Assemble all lines in which the string "this" appears.

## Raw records

■ ■ ■ ■ ■

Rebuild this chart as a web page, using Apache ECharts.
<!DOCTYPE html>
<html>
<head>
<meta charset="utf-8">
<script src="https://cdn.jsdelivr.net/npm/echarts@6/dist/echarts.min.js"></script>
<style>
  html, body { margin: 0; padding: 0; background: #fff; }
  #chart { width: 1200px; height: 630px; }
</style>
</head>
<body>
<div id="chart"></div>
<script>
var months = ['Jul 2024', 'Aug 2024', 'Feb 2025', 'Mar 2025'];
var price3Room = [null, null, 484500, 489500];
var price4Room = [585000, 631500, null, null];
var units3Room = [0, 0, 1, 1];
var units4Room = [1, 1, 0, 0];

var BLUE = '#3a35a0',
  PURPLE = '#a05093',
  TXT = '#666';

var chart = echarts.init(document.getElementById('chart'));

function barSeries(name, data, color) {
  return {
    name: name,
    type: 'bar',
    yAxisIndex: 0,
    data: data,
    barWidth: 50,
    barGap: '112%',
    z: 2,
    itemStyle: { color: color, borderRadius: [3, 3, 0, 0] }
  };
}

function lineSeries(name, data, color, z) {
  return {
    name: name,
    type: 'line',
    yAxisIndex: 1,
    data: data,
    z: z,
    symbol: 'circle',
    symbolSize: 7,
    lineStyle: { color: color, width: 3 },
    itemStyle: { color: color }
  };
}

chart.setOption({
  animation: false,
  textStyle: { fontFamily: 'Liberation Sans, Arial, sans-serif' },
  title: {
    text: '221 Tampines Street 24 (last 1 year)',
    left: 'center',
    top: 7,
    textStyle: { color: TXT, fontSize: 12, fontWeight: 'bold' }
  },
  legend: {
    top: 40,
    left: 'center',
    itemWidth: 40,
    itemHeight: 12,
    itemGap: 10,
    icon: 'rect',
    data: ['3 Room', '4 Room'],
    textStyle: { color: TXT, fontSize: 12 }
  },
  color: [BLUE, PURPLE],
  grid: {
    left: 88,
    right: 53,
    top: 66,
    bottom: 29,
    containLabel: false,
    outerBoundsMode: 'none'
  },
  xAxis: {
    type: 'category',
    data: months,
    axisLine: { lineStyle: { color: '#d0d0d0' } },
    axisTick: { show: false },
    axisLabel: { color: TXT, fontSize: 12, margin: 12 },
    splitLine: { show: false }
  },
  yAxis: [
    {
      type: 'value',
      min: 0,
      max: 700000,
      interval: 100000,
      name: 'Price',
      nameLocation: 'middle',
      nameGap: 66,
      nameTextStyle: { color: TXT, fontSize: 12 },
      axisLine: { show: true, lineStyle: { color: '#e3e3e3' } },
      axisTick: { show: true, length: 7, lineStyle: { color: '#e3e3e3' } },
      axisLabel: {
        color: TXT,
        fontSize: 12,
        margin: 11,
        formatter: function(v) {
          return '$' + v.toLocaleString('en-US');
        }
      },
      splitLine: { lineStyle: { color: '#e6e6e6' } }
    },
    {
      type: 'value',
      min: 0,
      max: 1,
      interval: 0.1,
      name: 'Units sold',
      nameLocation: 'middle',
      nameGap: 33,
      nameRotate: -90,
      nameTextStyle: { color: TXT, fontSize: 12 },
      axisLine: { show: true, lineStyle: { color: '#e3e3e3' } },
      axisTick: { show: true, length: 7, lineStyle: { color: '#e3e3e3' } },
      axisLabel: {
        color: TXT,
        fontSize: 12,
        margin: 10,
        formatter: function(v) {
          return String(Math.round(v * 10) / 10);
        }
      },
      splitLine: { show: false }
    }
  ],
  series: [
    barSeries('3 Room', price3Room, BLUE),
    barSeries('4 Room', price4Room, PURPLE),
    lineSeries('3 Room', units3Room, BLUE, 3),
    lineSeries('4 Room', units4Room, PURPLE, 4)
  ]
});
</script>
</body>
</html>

■ ■ ■ ■ ■

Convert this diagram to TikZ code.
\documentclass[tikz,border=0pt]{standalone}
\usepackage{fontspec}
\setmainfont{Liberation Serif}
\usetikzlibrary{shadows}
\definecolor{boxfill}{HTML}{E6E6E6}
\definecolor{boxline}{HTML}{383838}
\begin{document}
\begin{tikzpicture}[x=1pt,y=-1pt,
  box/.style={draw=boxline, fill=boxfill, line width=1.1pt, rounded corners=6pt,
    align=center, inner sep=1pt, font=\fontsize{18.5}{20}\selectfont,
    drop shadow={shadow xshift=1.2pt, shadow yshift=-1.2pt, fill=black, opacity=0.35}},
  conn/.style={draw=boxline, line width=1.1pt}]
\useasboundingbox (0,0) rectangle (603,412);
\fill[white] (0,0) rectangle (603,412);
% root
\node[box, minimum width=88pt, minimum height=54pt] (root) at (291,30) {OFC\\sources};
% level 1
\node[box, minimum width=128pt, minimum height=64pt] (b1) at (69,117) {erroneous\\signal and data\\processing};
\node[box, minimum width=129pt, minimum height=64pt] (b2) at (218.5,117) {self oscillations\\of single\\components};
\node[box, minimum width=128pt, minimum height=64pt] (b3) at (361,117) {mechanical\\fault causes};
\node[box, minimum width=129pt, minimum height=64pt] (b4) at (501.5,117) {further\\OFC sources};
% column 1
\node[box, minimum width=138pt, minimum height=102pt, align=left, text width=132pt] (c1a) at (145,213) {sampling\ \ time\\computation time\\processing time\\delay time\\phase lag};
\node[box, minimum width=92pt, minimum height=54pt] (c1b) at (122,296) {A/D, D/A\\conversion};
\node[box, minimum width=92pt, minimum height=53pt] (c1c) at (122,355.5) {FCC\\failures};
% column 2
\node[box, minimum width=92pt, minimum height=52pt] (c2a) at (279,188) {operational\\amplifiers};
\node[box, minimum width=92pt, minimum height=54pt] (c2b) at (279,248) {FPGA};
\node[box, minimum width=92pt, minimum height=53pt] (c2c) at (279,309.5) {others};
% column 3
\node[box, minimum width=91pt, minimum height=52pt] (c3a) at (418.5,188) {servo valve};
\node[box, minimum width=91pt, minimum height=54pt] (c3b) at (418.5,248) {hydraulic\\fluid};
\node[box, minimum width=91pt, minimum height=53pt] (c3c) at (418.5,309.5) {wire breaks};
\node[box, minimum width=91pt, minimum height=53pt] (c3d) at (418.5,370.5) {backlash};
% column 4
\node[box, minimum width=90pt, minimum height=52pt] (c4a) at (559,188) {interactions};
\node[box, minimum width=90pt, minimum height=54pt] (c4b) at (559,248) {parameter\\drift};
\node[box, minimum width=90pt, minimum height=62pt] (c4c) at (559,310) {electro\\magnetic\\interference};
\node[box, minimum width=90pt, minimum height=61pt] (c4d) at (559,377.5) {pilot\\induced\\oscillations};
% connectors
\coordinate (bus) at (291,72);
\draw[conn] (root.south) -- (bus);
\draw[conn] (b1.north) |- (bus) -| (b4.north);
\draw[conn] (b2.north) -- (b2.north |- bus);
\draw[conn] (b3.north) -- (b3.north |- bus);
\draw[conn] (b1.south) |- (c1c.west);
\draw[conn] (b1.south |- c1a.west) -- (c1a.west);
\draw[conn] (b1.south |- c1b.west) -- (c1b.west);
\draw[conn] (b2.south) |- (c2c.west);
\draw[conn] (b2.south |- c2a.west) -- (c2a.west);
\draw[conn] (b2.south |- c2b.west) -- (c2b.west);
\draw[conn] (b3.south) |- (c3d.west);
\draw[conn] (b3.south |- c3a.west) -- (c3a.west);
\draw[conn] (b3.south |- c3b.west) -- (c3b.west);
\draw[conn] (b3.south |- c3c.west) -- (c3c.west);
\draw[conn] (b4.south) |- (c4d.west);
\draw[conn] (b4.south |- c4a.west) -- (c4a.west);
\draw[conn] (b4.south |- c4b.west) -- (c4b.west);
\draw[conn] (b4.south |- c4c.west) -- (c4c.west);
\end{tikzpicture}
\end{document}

■ ■ ■ ■ ■

## Worked solution
Rebuild this chart as a web page, using Apache ECharts.
Convert this diagram to TikZ code.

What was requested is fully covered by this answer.